Внимая невнятным, но исполненным экспрессивной силы возгласам Цзысана, мы проникаем в самое сердце даосского опыта как созерцания запредельной предельности, созерцания безмолвной красоты вещей, реализующих себя в самоустранении. И мы можем сказать теперь, что понятие судьбы у Чжуан-цзы есть не просто дань ходячей идее непостижимого рока. Судьба в философии даоса возвещает, что вещи «не могут не быть» в том, что они «не-есть». Она есть, скорее, привольная фатальность бытийствования, игриво-свободное скольжение рациональности за пределы собственных норм, фатальный «полет без опоры», возможные лишь там, где самоуверенность субъекта, желающего внести в мир смысл, сменяется безусловным доверием к игре взаимных подстановок смысла, бесконечной перспективе со-мыслия. Дао как фатальность бытия есть танец вещей, который только и можно любить воистину (даосский повар – «любитель дао»), т. е. любить незаинтересованно и целомудренно, как можно любить лишь предельно обнаженную и все же вечно сокрытую жизненную непосредственность вещей.

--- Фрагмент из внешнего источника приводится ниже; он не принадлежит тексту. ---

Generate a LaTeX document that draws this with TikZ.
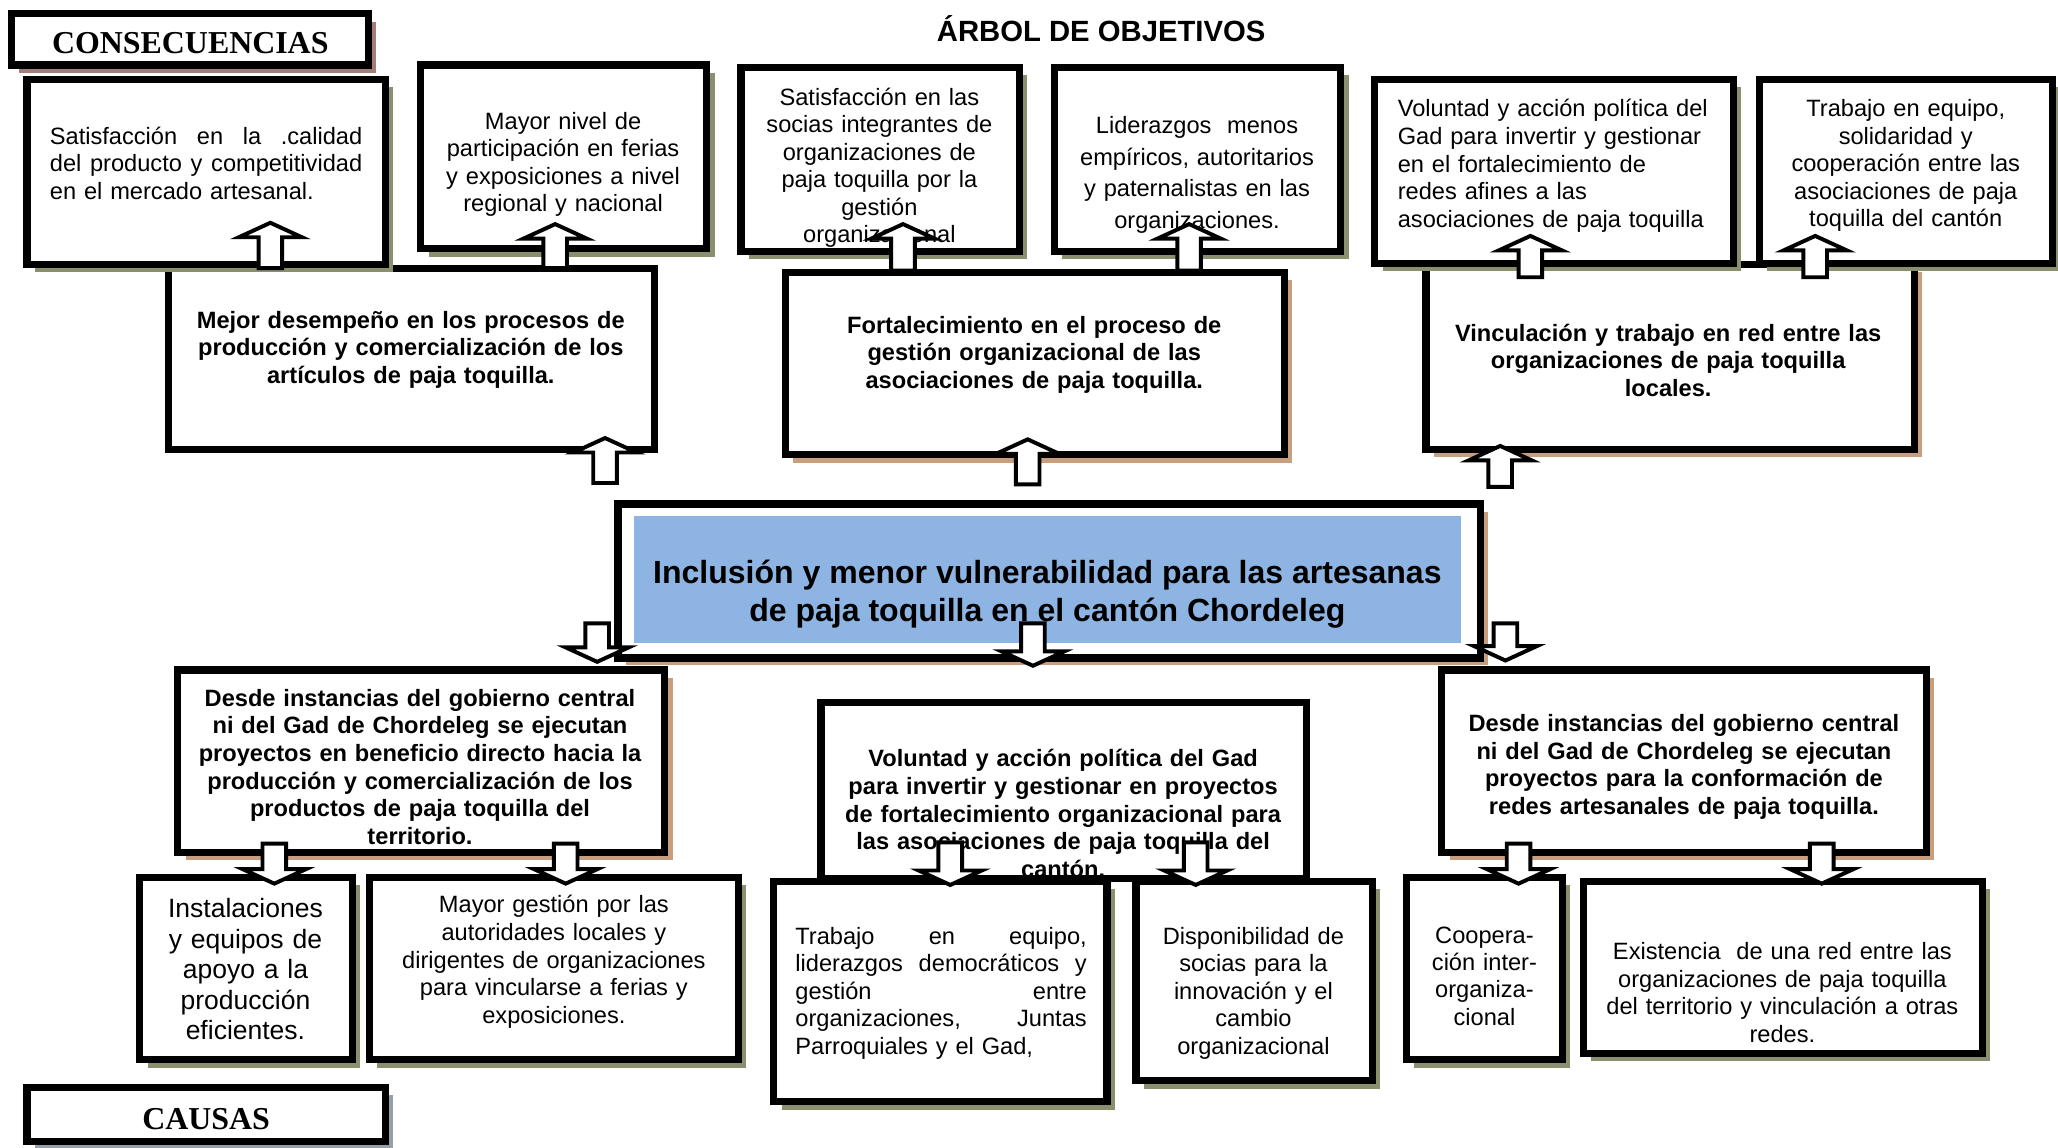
\documentclass[tikz,border=0pt]{standalone}
\usepackage{fontspec}
\setmainfont{Liberation Sans}
\newfontfamily\romanfont{Liberation Serif}
\usepackage{tikz}
\usetikzlibrary{calc,shadows}

\definecolor{olivesh}{RGB}{138,144,110}
\definecolor{tansh}{RGB}{200,158,126}
\definecolor{rosesh}{RGB}{165,125,120}
\definecolor{greysh}{RGB}{150,160,170}
\definecolor{goalblue}{RGB}{141,180,226}

% block arrow from tail (#1) to tip (#2)
\newcommand\fatarrow[2]{%
  \path (#1) coordinate (tl) (#2) coordinate (tp);
  \path ($(tp)!11pt!(tl)$) coordinate (hd);
  \draw[fat] ($(tl)!9pt!90:(tp)$) -- ($(hd)!9pt!90:(tp)$) -- ($(hd)!24pt!90:(tp)$) -- (tp)
    -- ($(hd)!24pt!-90:(tp)$) -- ($(hd)!9pt!-90:(tp)$) -- ($(tl)!9pt!-90:(tp)$) -- cycle;}
% line spread to a given width
\newcommand\spreadline[2]{\leavevmode\hbox to #1{#2}}

\begin{document}
\begin{tikzpicture}[x=1pt, y=-1pt,
  box/.style={draw, line width=5.5pt, fill=white, inner sep=0pt},
  olivebox/.style={box, drop shadow={shadow xshift=6pt, shadow yshift=-6pt, fill=olivesh, opacity=1}},
  tanbox/.style={box, drop shadow={shadow xshift=6pt, shadow yshift=-6pt, fill=tansh, opacity=1}},
  txt/.style={inner sep=0pt, align=center, font=\fontsize{18}{21}\selectfont},
  boldtxt/.style={txt, font=\fontsize{18}{21}\selectfont\bfseries},
  headtxt/.style={inner sep=0pt, font=\fontsize{24.3}{28}\selectfont\romanfont\bfseries},
  fat/.style={draw, fill=white, line width=3pt, line join=miter}]

\fill[white] (0,0) rectangle (1568,874);
\useasboundingbox (0,0) rectangle (1568,874);

% efectos
\node[box, minimum width=370pt, minimum height=138pt] (M1) at (313.5,273.5) {};
\node[tanbox, minimum width=380pt, minimum height=139pt] (M2) at (788.5,277) {};
\node[tanbox, minimum width=372pt, minimum height=141pt] (M3) at (1272.5,272) {};

% consecuencias
\node[olivebox, minimum width=273pt, minimum height=141pt] (C1) at (157,131) {};
\node[olivebox, minimum width=218pt, minimum height=140pt] (C2) at (429.5,119.5) {};
\node[olivebox, minimum width=212pt, minimum height=140pt] (C3) at (670.5,121.5) {};
\node[olivebox, minimum width=218pt, minimum height=140pt] (C4) at (912.5,121.5) {};
\node[olivebox, minimum width=273pt, minimum height=140pt] (C5) at (1184,130.5) {};
\node[olivebox, minimum width=223pt, minimum height=140pt] (C6) at (1452,130.5) {};
\node[box, drop shadow={shadow xshift=6pt, shadow yshift=-6pt, fill=rosesh, opacity=1},
  minimum width=272pt, minimum height=39pt] (cons) at (144.5,30) {};

% problema central
\node[tanbox, line width=6pt, minimum width=657pt, minimum height=117pt] (goal) at (799.5,442.5) {};
\node[fill=goalblue, inner sep=0pt, minimum width=630pt, minimum height=97pt] (goalfill) at (798,441.5) {};

% causas
\node[tanbox, minimum width=371pt, minimum height=139pt] (K1) at (321,580) {};
\node[box, minimum width=370pt, minimum height=134pt] (K2) at (810.5,602.5) {};
\node[tanbox, minimum width=369pt, minimum height=139pt] (K3) at (1283,580) {};
\node[olivebox, minimum width=162pt, minimum height=139pt] (B1) at (187.5,738) {};
\node[olivebox, minimum width=281pt, minimum height=139pt] (B2) at (422,738) {};
\node[olivebox, minimum width=254pt, minimum height=168pt] (B3) at (716.5,755.5) {};
\node[olivebox, minimum width=180pt, minimum height=152pt] (B4) at (955.5,747.5) {};
\node[olivebox, minimum width=119pt, minimum height=139pt] (B5) at (1131,738) {};
\node[olivebox, minimum width=304pt, minimum height=131pt] (B6) at (1358.5,737) {};
\node[box, drop shadow={shadow xshift=6pt, shadow yshift=-6pt, fill=greysh, opacity=1},
  minimum width=273pt, minimum height=41pt] (causes) at (157,849) {};

% textos
\node[font=\fontsize{22.3}{26}\selectfont\bfseries, anchor=base, inner sep=0pt] (title) at (839,32) {ÁRBOL DE OBJETIVOS};
\node[headtxt] (conslbl) at (145,33) {CONSECUENCIAS};
\node[headtxt] (causeslbl) at (157,853) {CAUSAS};

\node[txt, align=left, text width=238pt] (C1t) at (157,124.3) {\spreadline{238pt}{Satisfacción\hfil{} en\hfil{} la\hfil{} .calidad}\\
  \spreadline{238pt}{del\hfil{} producto\hfil{} y\hfil{} competitividad}\\ en el mercado artesanal.};
\node[txt, text width=215pt] (C2t) at (429,125.3) {Mayor nivel de\\ participación en ferias\\ y exposiciones a nivel\\ regional y nacional};
\node[txt, text width=210pt] (C3t) at (670,127.8) {Satisfacción en las\\ socias integrantes de\\ organizaciones de\\ paja toquilla por la\\ gestión\\ organizacional};
\node[txt, text width=215pt, font=\fontsize{18}{24}\selectfont] (C4t) at (912,133.3) {Liderazgos\ \ menos\\ empíricos, autoritarios\\ y paternalistas en las\\ organizaciones.};
\node[txt, align=left, text width=240pt] (C5t) at (1185,126.3) {Voluntad y acción política del\\ Gad para invertir y gestionar\\ en el fortalecimiento de\\ redes afines a las\\ asociaciones de paja toquilla};
\node[txt, text width=220pt] (C6t) at (1452,126.3) {Trabajo en equipo,\\ solidaridad y\\ cooperación entre las\\ asociaciones de paja\\ toquilla del cantón};

\node[boldtxt, text width=365pt] (M1t) at (313,266.3) {Mejor desempeño en los procesos de\\ producción y comercialización de los\\ artículos de paja toquilla.};
\node[boldtxt, text width=375pt] (M2t) at (788,270.3) {Fortalecimiento en el proceso de\\ gestión organizacional de las\\ asociaciones de paja toquilla.};
\node[boldtxt, text width=365pt] (M3t) at (1271,274.3) {Vinculación y trabajo en red entre las\\ organizaciones de paja toquilla\\ locales.};

\node[txt, font=\fontsize{24.4}{29}\selectfont\bfseries] (goalt) at (798,453) {Inclusión y menor vulnerabilidad para las artesanas\\ de paja toquilla en el cantón Chordeleg};

\node[boldtxt, text width=368pt] (K1t) at (320,584.3) {Desde instancias del gobierno central\\ ni del Gad de Chordeleg se ejecutan\\ proyectos en beneficio directo hacia la\\ producción y comercialización de los\\ productos de paja toquilla del\\ territorio.};
\node[boldtxt, text width=366pt] (K2t) at (810,619.8) {Voluntad y acción política del Gad\\ para invertir y gestionar en proyectos\\ de fortalecimiento organizacional para\\ las asociaciones de paja toquilla del\\ cantón.};
\node[boldtxt, text width=366pt] (K3t) at (1283,584.3) {Desde instancias del gobierno central\\ ni del Gad de Chordeleg se ejecutan\\ proyectos para la conformación de\\ redes artesanales de paja toquilla.};

\node[txt, text width=158pt, font=\fontsize{20.2}{23.3}\selectfont] (B1t) at (187,738.5) {Instalaciones\\ y equipos de\\ apoyo a la\\ producción\\ eficientes.};
\node[txt, text width=276pt] (B2t) at (422,732.8) {Mayor gestión por las\\ autoridades locales y\\ dirigentes de organizaciones\\ para vincularse a ferias y\\ exposiciones.};
\node[txt, align=left, text width=222pt] (B3t) at (717,756.8) {\spreadline{222pt}{Trabajo\hfil{} en\hfil{} equipo,}\\
  \spreadline{222pt}{liderazgos\hfil{} democráticos\hfil{} y}\\ \spreadline{222pt}{gestión\hfil{} entre}\\
  \spreadline{222pt}{organizaciones,\hfil{} Juntas}\\ Parroquiales y el Gad,};
\node[txt, text width=176pt] (B4t) at (955,756.8) {Disponibilidad de\\ socias para la\\ innovación y el\\ cambio\\ organizacional};
\node[txt, text width=115pt, font=\fontsize{18}{20.7}\selectfont] (B5t) at (1131,743.8) {Coopera-\\ ción inter-\\ organiza-\\ cional};
\node[txt, text width=300pt] (B6t) at (1358,756.3) {Existencia\ \ de una red entre las\\ organizaciones de paja toquilla\\ del territorio y vinculación a otras\\ redes.};

% flechas
\fatarrow{[xshift=-107.5pt,yshift=-2.5pt]M1.north}{[xshift=49pt,yshift=34.5pt]C1.south}
\fatarrow{[xshift=109.5pt,yshift=-2.5pt]M1.north}{[xshift=-6.5pt,yshift=21.5pt]C2.south}
\fatarrow{[xshift=-100.5pt,yshift=-1.5pt]M2.north}{[xshift=17.5pt,yshift=23.5pt]C3.south}
\fatarrow{[xshift=117.5pt,yshift=-1.5pt]M2.north}{[xshift=-6.5pt,yshift=23.5pt]C4.south}
\fatarrow{[xshift=-106.5pt,yshift=-12.5pt]M3.north}{[xshift=-18pt,yshift=23.5pt]C5.south}
\fatarrow{[xshift=110.5pt,yshift=-12.5pt]M3.north}{[xshift=-69pt,yshift=23.5pt]C6.south}

\fatarrow{[xshift=-338.5pt,yshift=13pt]goal.north}{[xshift=147.5pt,yshift=11.5pt]M1.south}
\fatarrow{[xshift=-16.5pt,yshift=12pt]goal.north}{[xshift=-5.5pt,yshift=14.5pt]M2.south}
\fatarrow{[xshift=343.5pt,yshift=10pt]goal.north}{[xshift=-129.5pt,yshift=5.5pt]M3.south}

\fatarrow{[xshift=-344.5pt,yshift=29pt]goal.south}{[xshift=134pt,yshift=3.5pt]K1.north}
\fatarrow{[xshift=-12.5pt,yshift=29pt]goal.south}{[xshift=-23.5pt,yshift=25.5pt]K2.north}
\fatarrow{[xshift=347.5pt,yshift=29pt]goal.south}{[xshift=-136pt,yshift=4.5pt]K3.north}

\fatarrow{[xshift=-112pt,yshift=9.5pt]K1.south}{[xshift=21.5pt,yshift=-7.5pt]B1.north}
\fatarrow{[xshift=110pt,yshift=9.5pt]K1.south}{[xshift=9pt,yshift=-7.5pt]B2.north}
\fatarrow{[xshift=-86.5pt,yshift=30.5pt]K2.south}{[xshift=7.5pt,yshift=-5.5pt]B3.north}
\fatarrow{[xshift=100.5pt,yshift=30.5pt]K2.south}{[xshift=-44.5pt,yshift=-5.5pt]B4.north}
\fatarrow{[xshift=-126pt,yshift=9.5pt]K3.south}{[xshift=26pt,yshift=-7.5pt]B5.north}
\fatarrow{[xshift=105pt,yshift=9.5pt]K3.south}{[xshift=29.5pt,yshift=-4.5pt]B6.north}
\end{tikzpicture}
\end{document}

Судьба в даосской философии – это нечто, что увлекает за собой мысль. Неведомый двойник жизни. Плотная пустота, обступающая мир. Не противоположность этой жизни, но и не продолжение ее. Не «то же самое», но и не «другое». Нечто неназываемое – но кто скажет, что несуществующее? Просто: взаимоотражение всех образов, глубина без глубины.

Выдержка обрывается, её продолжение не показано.